Destin. Après Lou, il correspond avec une Madeleine Pagès, ils décident de s'épouser, il la rejoint à Oran, et cela ne se fait pas, histoire à répétition. Le 17 mars 1916, pendant un bombardement, un éclat d'obus perce son casque et enfonce la boîte crânienne. Il note dans son carnet : Aujourd'hui, radiographie de mon crâne et de la cicatrice, de la taille d'une pièce de cinq francs. On m'y a laissé le projectile. Deuxième piqûre antitétanique en deux fois. Nuit atroce. Transporté à l'hôpital de Château-Thierry, puis, onze jours plus tard, au Val-de-Grâce à Paris. Apollinaire a des migraines, des vertiges, et une paralysie partielle du côté gauche. On l'opère encore, avec trépanation. L'image dite Le Poète assassiné a rendu célèbre sa tête des derniers jours, avec le gros turban de cuir du blessé, la même tête qui chantait :

Mon très cher petit Lou je t'aime
Ma chère petite étoile palpitante je t'aime
Corps délicieusement élastique je t'aime

L'armistice sera signé le 11 novembre 1918, Apollinaire est mort de la grippe espagnole, le 9 du même mois. Il est enterré au cimetière du Père-Lachaise le 13, en pleine fête de l'armistice, un parmi quatre millions de morts. Il s'était enfin marié, au mois de mars, avec sa " jolie rousse ", Jacqueline. Sa mère décédera l'année suivante, et, peu après, au Mexique où il était parti en 1913, son frère Albert.

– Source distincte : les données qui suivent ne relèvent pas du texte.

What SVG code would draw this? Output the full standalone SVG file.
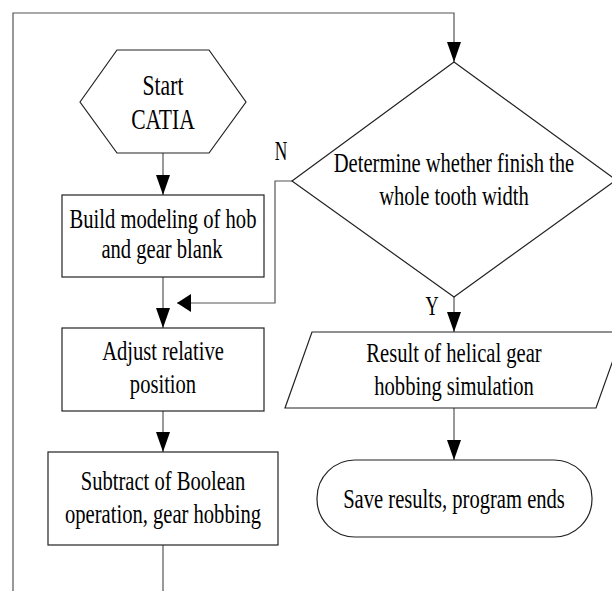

L'étranger sans attache a transféré un peu de cela dans la phrase française. Après Alcools, la langue que nous avons reçue n'est plus la même. Et la phrase qui l'ouvre, écrite si longtemps avant la guerre (" À la fin tu es las de ce monde ancien "), prend dans la mort de Guillaume Apolllinaire une bien triste résonance.